W połowie 2018 roku mógłby się rozpocząć generalny remont siedziby Teatru im. Stefana Żeromskiego w Kielcach. Prace będą kosztowały ok. 50 mln złotych. Dyrekcja teatru złożyła już do kontraktu terytorialnego województwa świętokrzyskiego projekt remontu XIX-wiecznej siedziby. Instytucja będzie się ubiegać o dotację unijną z krajowego programu Infrastruktura i Środowisko. Pod uwagę są też brane unijne pieniądze dla województwa świętokrzyskiego i fundusze norweskie.
Przez najbliższe 1,5 roku teatr będzie opracowywał dokumentację niezbędną do remontu – mówi dyrektor teatru Michał Kotański. Chciałby, aby w teatrze była nowa mała scena, winda dla niepełnosprawnych i porządna sala prób. Remontu wymagają też garderoby oraz przestrzeń dla widzów i administracji teatru. Generalnego remontu wymaga też duża scena, która obecnie jest nieprzystosowana technicznie do przyjmowania wielu spektakli. Michał Kotański wspomina, że chciał zaprosić do Kielc m. in. warszawski spektakl „Dybuk” w reż. Mai Kleczewskiej. Jednak okazało się, że to niemożliwe, bo scena mogłaby się zawalić.
Remont teatru może potrwać 3 lata. W tym czasie instytucja będzie musiała przenieść swoją działalność. Już teraz trwa szukanie lokali zastępczych, bo brakuje miejsca do prób – dodaje Michał Kotański. Aktualnie część z nich odbywa się w Wojewódzkim Domu Kultury. Kolejna tymczasowa sala prób będzie w budynku przy ul. Leśnej, odkupionym przez miasto od Uniwersytetu Jana Kochanowskiego. Dyrekcja teatru zabiega tez o rozmowy z miastem na temat wykorzystania budynku dawnego BWA przy ul. Leśnej. Teatr chciałby tam umieścić administrację i małą scenę.
Teatr im. Stefana Żeromskiego w Kielcach zabiega też o zwiększenie dotacji z Urzędu Marszałkowskiego. Obecnie jest ona o ponad 1 mln złotych niższa niż w innych miastach o porównywalnej wielkości. Zwiększenie wsparcia jest możliwe – twierdzi marszałek województwa Adam Jarubas.
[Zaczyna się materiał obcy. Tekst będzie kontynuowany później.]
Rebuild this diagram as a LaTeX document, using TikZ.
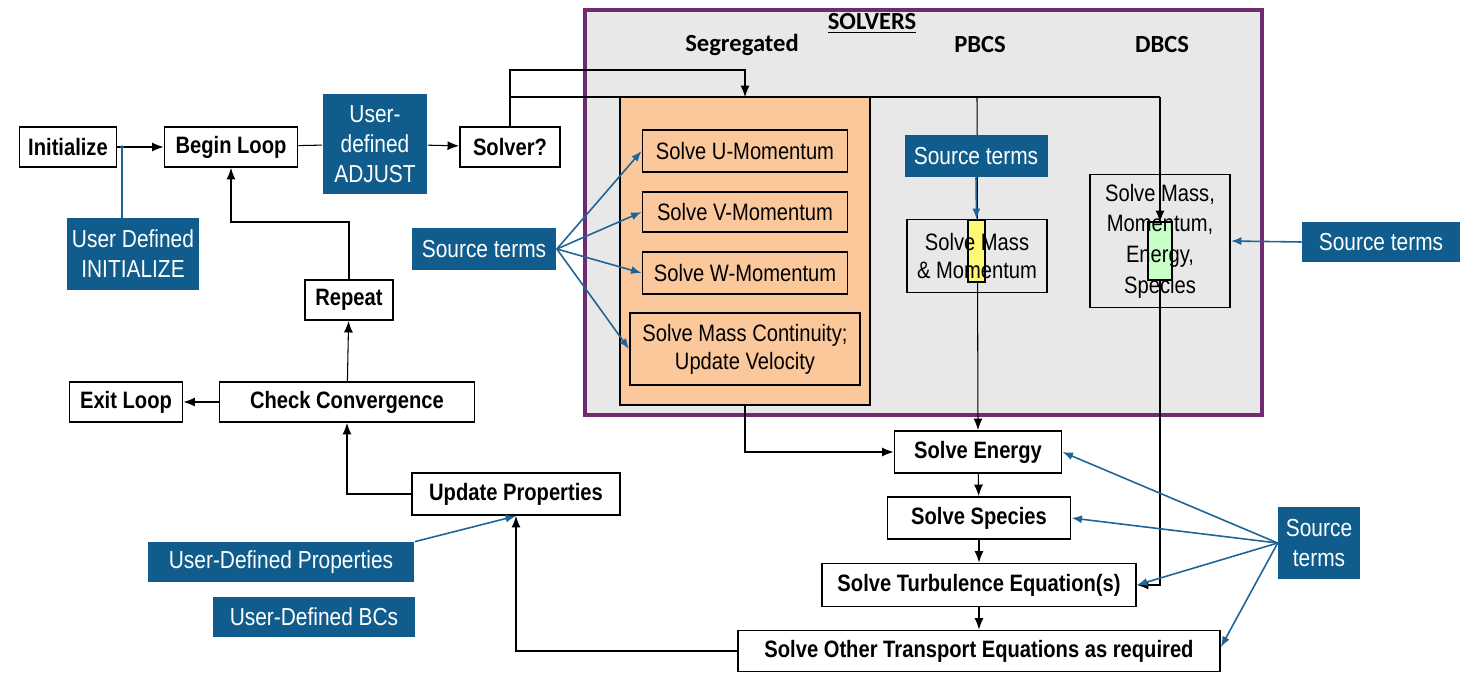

Rozpoczęły się już prace nad przyszłorocznym budżetem, w którym podstawowa dotacja dla teatru mogłaby wynosić 4,5 mln złotych, czyli o około pół miliona więcej niż obecnie.
Dyrekcja teatru może planować remont dzięki temu, że stała się 100% właścicielem swojej siedziby, po ok. 19 latach starań o uregulowanie spraw własnościowych. Za 27% udziałów w kamienicy teatr zapłaci 5mln 380 tys. złotych. Należność pokryje urząd marszałkowski, który jest dla teatru organem prowadzącym.